My rugby career was longer than it had to be and ended with a whimper on a cool summer’s morning in 2020 in a something-nil loss against another GPS schools’ socials team. My Father’s was far more prestigious, from the Chevaliers First 15, to Woollahra Colleagues Rugby, to the Bowral Blacks, and finally coaching the Sydney Convicts in their 2004 debut year.
This connection with the Convicts turned into a meeting with one of its founders, Andrew ‘Fuzz’ Purchas, who returned to Sydney from San Francisco in 2003 intent on establishing an inclusive gay rugby team after his own experiences of exclusion from the sport after coming out as gay some years earlier.
In that meeting it was found that despite having won the International Gay Rugby Bingham Cup 5 times in its 24 year history, and hosting the 2014 Cup in Sydney, the Club’s activities on and off the field have been subject to an irregular amount of documentation. It seemed that the stars had aligned. I had several months of experience in the Australian Museum’s archives as part of their digitisation program and was already familiar with the front-end and user experience of an archive.
Archives are trickier than just shoving a bunch of folders into a cabinet in a cool & dry attic. The actual physical and digital storage of data that needed to be reliable enough to survive years without seeing the light of day but also accessible enough that that same data can be found at a moment’s notice. Especially because I had already dropped the word ‘digital’ in my meeting with Andrew.
A hard drive will last about 5 years with regular use, a SSD will last between 5-10, and that’s before considering the computer that goes with them.
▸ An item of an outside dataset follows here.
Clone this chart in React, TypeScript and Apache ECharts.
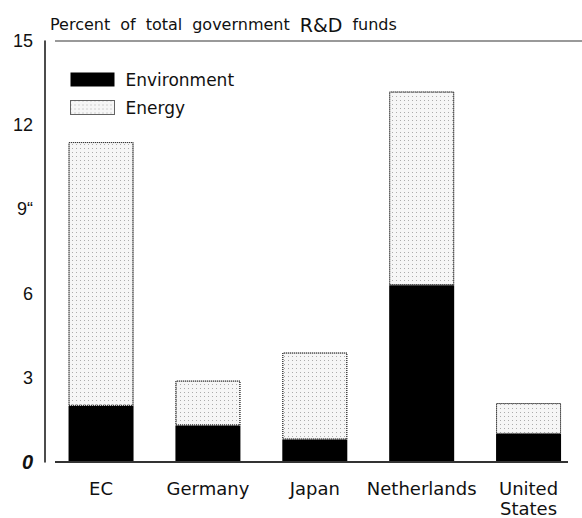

Hypothetically hard drives can actually last forever if the disk-reading mechanism remains intact and no one drags a magnet over the disk. Another option is 3rd party storage, with its own problems, what if the service stops in 7 years? Or someone forgets to change the card for the payment plan? What’s worse, human or technical error losing what could become the only copies of items of Sydney Convict history?
Aside from the logistics of archives, the act of retrieving the items themselves poses its own challenge. Media coverage by the likes of the Sydney Morning Herald and the ABC is simple enough thanks to their digitised articles, but from more local and queer specific sources recovery can be more spotty. Doubly so for items that only exist in physical form, did anyone keep a copy of the program of the 2014 Bingham Cup for 10 years?
Regardless of these difficulties, the club and its members have so far been very enthusiastic about the history project and a pleasure to work with. I’m looking forward to what can be achieved by the end of semester.